The enigma of the fake Commander Ga and the mystery of Sun Moon’s disappearance mean a loss of face to the Dear Leader of almost existential proportions. For he has lost control. That the movie star and her children could have been saved without him realizing it would be an intolerable truth, so nobody can possibly believe it. It falls to an anonymous interrogator, a hollow man whose profession is to extract every biographical detail from people before electrocuting them to oblivion, to get to the bottom of “Commander Ga’s” story.

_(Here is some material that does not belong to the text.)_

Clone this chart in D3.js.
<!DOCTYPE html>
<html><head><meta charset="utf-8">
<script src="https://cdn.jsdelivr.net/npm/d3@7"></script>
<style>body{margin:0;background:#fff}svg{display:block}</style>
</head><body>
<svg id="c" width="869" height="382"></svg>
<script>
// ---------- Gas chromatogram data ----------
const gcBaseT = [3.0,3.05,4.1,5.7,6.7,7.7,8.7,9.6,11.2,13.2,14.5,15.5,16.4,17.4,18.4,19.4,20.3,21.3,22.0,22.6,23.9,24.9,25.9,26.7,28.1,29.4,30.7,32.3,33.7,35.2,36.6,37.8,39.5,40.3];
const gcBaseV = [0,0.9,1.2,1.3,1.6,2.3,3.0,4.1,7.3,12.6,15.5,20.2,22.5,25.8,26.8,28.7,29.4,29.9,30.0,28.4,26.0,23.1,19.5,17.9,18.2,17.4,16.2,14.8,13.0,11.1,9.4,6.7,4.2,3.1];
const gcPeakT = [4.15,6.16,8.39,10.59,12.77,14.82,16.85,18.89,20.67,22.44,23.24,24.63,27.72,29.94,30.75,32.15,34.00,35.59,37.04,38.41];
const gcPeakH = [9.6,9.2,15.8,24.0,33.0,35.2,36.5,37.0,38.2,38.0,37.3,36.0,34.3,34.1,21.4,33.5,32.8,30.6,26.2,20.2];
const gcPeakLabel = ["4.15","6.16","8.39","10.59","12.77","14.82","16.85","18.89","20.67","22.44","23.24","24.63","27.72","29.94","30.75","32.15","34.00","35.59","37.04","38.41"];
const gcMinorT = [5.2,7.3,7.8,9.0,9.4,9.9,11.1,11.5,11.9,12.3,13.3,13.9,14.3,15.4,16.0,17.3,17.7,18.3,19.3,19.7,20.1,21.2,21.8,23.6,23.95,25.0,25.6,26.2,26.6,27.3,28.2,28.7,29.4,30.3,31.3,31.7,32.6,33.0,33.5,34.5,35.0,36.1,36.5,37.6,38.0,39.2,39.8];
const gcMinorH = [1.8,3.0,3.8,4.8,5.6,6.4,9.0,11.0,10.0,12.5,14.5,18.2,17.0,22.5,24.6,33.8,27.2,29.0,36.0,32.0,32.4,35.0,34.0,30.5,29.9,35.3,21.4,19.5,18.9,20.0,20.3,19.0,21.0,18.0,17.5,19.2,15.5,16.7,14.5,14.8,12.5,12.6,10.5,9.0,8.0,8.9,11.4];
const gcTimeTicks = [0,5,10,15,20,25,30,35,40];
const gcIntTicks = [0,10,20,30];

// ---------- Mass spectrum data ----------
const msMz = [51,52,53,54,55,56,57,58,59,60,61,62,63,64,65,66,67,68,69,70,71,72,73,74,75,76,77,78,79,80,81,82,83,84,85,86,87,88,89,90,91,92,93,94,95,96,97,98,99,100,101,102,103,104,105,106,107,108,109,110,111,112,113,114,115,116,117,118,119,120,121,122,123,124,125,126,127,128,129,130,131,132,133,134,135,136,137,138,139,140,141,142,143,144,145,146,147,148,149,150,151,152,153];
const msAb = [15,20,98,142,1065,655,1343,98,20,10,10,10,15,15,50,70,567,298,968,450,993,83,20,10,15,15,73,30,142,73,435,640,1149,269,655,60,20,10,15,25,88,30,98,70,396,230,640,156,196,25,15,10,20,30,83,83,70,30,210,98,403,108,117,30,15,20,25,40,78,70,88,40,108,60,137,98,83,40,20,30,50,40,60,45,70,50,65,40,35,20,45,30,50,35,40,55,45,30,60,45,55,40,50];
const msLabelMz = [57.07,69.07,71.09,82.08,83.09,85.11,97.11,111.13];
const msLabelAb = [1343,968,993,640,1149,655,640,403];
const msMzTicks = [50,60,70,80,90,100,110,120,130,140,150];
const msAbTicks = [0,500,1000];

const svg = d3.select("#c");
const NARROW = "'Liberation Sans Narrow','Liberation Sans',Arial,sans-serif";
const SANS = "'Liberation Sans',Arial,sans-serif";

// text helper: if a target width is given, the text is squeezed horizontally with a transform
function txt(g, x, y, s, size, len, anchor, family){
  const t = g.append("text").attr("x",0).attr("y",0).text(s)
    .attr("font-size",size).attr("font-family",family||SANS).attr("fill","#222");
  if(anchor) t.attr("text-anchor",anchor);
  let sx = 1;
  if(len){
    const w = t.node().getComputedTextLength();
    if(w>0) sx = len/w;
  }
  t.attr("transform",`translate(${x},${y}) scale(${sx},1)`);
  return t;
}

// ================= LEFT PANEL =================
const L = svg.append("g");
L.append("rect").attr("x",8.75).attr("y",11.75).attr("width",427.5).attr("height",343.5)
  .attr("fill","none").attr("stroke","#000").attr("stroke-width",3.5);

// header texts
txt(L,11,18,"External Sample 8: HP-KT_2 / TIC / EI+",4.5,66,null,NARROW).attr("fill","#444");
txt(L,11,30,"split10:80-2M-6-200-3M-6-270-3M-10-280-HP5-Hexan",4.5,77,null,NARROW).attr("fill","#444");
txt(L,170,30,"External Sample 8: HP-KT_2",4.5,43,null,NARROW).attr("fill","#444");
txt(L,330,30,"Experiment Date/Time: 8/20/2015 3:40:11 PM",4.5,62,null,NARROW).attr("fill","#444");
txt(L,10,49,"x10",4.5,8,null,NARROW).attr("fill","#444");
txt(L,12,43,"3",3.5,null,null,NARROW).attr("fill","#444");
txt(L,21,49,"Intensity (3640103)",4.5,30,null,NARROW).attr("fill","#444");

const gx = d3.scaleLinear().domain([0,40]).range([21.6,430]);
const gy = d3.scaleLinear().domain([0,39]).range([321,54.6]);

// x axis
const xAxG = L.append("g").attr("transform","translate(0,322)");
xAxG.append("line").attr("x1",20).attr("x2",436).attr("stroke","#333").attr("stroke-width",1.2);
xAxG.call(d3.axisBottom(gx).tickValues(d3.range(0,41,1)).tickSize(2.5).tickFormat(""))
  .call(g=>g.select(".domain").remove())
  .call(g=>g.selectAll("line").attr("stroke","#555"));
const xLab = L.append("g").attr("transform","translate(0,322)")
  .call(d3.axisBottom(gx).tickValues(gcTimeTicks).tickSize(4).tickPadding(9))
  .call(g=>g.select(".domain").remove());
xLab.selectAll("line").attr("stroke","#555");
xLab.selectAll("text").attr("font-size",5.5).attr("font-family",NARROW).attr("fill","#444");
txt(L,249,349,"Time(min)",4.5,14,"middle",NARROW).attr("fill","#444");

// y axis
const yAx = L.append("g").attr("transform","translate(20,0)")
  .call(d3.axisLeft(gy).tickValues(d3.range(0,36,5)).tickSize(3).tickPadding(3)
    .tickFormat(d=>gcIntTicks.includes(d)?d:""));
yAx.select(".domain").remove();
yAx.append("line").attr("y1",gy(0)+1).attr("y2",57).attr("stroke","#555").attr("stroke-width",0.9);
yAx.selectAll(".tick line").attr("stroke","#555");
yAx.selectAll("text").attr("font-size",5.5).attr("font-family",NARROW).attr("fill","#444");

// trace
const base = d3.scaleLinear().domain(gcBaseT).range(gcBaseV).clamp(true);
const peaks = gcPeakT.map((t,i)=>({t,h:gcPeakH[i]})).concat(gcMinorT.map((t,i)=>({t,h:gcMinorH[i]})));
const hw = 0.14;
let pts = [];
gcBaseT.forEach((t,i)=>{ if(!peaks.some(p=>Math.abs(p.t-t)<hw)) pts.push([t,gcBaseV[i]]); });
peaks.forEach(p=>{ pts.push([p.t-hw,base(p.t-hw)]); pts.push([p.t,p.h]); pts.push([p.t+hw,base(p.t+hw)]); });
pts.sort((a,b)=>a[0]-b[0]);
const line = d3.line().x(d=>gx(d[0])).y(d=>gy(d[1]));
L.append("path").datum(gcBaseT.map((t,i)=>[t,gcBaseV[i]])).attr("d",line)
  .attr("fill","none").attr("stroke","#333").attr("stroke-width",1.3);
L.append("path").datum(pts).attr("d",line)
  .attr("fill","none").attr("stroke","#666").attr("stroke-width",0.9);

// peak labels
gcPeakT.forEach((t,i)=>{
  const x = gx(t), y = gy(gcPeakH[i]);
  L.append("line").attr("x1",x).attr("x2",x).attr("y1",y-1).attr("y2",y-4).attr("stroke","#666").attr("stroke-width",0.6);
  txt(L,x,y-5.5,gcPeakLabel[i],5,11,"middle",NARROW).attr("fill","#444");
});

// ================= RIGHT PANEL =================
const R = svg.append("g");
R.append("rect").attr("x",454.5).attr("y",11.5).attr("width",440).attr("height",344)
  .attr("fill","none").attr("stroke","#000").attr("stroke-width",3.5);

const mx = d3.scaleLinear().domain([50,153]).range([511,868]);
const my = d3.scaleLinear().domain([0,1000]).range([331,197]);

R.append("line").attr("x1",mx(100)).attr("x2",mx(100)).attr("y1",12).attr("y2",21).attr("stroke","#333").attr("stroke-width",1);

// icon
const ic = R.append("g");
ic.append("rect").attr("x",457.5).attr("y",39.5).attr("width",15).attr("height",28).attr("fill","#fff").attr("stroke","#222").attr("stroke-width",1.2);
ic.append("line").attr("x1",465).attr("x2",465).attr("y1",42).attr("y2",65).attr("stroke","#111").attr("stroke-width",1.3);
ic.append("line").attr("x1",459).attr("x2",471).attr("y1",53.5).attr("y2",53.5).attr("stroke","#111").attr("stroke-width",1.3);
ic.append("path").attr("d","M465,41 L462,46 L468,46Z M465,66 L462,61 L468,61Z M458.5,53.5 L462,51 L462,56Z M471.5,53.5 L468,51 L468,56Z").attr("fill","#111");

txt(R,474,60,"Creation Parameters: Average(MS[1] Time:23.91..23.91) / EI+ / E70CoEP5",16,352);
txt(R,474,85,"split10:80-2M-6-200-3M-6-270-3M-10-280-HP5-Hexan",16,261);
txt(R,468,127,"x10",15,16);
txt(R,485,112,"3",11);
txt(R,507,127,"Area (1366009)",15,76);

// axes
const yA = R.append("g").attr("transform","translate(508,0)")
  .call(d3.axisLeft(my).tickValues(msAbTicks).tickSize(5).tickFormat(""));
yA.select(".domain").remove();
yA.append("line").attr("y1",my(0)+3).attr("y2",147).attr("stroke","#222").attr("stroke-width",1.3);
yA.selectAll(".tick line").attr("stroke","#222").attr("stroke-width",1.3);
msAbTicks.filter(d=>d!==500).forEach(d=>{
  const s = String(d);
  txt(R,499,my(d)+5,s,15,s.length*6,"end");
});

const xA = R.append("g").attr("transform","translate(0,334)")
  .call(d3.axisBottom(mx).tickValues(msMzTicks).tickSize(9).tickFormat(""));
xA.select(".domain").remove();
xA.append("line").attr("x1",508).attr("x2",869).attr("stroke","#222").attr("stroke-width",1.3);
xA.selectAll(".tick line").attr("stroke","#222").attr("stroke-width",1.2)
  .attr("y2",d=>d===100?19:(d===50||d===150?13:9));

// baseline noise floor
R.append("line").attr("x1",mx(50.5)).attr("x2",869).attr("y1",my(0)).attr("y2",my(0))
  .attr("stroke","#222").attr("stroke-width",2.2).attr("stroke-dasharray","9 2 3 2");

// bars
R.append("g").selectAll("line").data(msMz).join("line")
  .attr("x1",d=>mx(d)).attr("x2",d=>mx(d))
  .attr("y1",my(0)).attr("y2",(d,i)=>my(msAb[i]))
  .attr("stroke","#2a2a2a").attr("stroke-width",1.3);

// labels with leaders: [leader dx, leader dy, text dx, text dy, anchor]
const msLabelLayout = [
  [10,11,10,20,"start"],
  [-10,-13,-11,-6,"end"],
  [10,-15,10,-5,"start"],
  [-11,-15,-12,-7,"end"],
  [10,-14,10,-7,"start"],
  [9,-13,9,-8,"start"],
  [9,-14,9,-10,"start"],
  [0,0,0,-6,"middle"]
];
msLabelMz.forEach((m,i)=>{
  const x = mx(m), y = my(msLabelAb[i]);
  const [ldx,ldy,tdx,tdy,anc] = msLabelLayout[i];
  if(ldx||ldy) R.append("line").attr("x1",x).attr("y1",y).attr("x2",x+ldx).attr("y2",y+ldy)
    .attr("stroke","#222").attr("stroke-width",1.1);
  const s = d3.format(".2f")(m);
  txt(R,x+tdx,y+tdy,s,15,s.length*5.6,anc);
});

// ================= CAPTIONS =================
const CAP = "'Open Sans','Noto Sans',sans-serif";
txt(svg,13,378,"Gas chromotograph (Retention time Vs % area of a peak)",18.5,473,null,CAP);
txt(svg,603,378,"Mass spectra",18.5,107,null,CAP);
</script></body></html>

But even under the worst torture, the commander appears at peace.

In a rather touching subplot, the hollow man becomes jealous of the commander and wants to find out the secret of his serenity. The interrogator has never known human closeness. His father and mother are too terrified to speak to him in anything but Party clichés. Since he is convinced that Commander Ga killed the people he professed to love, he concludes that this is the key to achieving intimacy, and he tenderly murders his parents.

It should be clear from this summary description of Johnson’s novel that we are not dealing with documentary evidence here; this is a fantasy, a fiction, a work of literary imagination. That the setting bears a strong resemblance to aspects of life in North Korea gives it an anchor in reality. And the cliché that fiction can cut to deeper truths than fact holds true of this novel too. It tells us something profound about the pathology of the totalitarian state. But if it were merely a fictionalized account of North Korea, a book about that terrible state, it would be less interesting than it is.

Even in the most open societies it is never easy to find intimacy with others, let alone face the truth about oneself. Citizens of the US or France or Japan are spared the particular horrors inflicted on the people of North Korea, but we too are bombarded with stories, fictions, lies, often in the service of commerce rather than politics. Western consumers are also told to mimic idols and heroes. Here too we have to struggle to “come to see the lies you told yourself.” What makes this extraordinary novel so chilling is that it is really about all of us.